Filmmaking, I think, is a necessary component of the continuing struggle of women, especially Asian women, who historically have been marginalized and conditioned to stay hidden or silent along with the stories they hold most dear. Stories put forth by women documentary filmmakers have perspectives that are so instantly recognizable and common across Asian countries with shared histories and experiences of colonialism and occupation. They are more likely than not put forth not just to gain recognition or film awards, but to really try to make a difference in current ways of thinking that oppress or hinder them, or their people, from realizing their full potential—whether as a woman, as a person, or as a nation.
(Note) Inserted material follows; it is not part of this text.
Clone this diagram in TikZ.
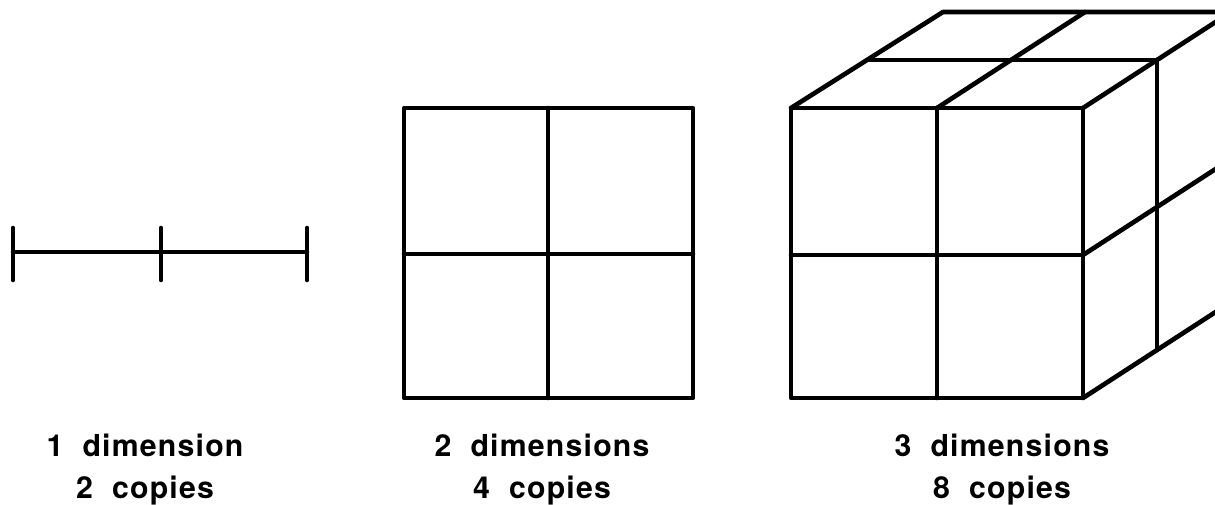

A young Indian student told me that she travelled nine hours by train to get to Delhi for the film festival. She was impressionable, idealistic, and curious, going around to talk to as many filmmakers as she can. She told me of how difficult it is for women in India to go into filmmaking, an industry mostly dominated by men. She asked me, is it difficult for me, a woman, in the Philippines to become a filmmaker? I hesitated for a second, weighing my answer, knowing full well that the context in my country would be different from hers. I said, “Well, no, but…” and went on to explain how it is not difficult for me per se, but perhaps for other Filipino women of different class origin, blah blah blah. “That’s okay. You said no,” she said, and smiled. I ended up thinking that I would want to watch a film a woman like that would one day make.